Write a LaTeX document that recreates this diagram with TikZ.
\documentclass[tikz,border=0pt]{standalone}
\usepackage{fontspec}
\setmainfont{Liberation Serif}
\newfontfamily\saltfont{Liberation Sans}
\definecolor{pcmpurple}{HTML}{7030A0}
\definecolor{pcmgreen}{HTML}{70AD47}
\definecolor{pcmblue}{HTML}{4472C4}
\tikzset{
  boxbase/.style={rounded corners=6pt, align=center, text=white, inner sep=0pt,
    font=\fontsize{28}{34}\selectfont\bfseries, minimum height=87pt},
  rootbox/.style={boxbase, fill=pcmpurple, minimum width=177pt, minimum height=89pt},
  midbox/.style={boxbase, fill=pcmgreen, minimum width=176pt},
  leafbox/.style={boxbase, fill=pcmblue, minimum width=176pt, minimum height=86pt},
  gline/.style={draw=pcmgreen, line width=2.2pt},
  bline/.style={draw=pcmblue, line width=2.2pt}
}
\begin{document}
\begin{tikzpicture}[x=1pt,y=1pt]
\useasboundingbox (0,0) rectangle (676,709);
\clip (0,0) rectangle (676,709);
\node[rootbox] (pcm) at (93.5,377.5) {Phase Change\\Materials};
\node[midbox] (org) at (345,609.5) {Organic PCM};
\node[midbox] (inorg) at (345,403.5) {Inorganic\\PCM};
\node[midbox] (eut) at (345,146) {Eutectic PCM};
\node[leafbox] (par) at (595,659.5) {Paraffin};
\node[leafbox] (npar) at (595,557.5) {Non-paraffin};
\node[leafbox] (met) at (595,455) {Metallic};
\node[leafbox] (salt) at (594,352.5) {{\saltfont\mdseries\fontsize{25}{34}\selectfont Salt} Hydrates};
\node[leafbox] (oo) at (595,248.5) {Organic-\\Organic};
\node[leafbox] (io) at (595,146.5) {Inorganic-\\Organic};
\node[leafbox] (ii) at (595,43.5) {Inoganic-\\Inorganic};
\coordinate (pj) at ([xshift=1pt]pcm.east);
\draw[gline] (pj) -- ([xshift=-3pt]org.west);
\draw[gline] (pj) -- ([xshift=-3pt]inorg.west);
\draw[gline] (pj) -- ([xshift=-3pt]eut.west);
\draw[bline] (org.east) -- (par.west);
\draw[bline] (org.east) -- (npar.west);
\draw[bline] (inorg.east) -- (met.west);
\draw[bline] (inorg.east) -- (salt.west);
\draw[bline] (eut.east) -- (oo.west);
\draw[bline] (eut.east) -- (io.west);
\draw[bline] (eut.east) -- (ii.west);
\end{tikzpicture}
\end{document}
---
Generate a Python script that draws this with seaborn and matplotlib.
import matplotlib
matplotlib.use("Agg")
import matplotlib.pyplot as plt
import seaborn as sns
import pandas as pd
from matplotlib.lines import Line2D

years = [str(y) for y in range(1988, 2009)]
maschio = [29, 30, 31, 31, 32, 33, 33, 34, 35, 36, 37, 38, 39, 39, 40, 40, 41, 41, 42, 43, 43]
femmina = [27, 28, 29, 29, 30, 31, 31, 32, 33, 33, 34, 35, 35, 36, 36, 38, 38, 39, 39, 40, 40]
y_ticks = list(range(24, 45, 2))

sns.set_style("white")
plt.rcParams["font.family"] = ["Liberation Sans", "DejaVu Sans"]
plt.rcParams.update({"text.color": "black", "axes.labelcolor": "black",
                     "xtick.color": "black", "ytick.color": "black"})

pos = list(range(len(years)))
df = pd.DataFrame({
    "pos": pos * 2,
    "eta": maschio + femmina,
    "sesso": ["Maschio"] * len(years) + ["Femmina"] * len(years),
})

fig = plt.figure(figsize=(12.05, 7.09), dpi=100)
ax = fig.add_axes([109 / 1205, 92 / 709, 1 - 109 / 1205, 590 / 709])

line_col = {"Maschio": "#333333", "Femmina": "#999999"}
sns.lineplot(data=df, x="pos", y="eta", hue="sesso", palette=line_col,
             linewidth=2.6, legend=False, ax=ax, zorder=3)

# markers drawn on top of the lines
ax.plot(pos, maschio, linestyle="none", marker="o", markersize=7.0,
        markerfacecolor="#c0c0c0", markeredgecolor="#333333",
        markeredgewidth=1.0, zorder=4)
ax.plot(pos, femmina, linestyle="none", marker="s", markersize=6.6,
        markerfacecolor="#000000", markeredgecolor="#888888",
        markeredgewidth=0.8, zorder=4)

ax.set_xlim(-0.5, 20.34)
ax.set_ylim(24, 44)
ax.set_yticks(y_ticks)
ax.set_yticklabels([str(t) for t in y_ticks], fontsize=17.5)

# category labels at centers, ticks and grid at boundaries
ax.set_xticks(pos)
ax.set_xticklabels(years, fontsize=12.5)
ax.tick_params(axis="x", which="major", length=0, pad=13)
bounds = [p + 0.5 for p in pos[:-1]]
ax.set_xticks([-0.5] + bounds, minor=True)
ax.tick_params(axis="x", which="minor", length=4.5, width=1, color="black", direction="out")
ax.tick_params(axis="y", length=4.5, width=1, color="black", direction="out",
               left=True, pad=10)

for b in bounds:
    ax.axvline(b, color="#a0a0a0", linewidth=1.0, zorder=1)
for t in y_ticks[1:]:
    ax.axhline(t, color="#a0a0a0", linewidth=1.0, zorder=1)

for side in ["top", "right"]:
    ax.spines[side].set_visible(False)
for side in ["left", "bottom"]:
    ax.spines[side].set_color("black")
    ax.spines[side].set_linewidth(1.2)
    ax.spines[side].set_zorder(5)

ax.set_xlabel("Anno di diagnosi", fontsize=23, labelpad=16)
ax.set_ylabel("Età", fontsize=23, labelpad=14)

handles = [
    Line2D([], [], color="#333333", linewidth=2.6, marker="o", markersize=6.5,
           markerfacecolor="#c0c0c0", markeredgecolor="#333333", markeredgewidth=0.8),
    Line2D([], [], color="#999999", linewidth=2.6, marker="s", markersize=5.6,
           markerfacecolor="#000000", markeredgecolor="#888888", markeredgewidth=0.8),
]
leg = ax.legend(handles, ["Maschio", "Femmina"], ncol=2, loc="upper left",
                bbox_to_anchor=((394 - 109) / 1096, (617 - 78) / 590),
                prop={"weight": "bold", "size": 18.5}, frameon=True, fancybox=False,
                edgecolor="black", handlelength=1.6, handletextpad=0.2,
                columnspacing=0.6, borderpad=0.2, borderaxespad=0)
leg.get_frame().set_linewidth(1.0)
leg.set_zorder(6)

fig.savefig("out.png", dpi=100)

> **Exercise aim**
Write out each line exactly as it appears, from the line with "Generate a Python" up to and including the line with "from matplotlib.lines import Line2D".

> **Answer**
Generate a Python script that draws this with seaborn and matplotlib.
import matplotlib
matplotlib.use("Agg")
import matplotlib.pyplot as plt
import seaborn as sns
import pandas as pd
from matplotlib.lines import Line2D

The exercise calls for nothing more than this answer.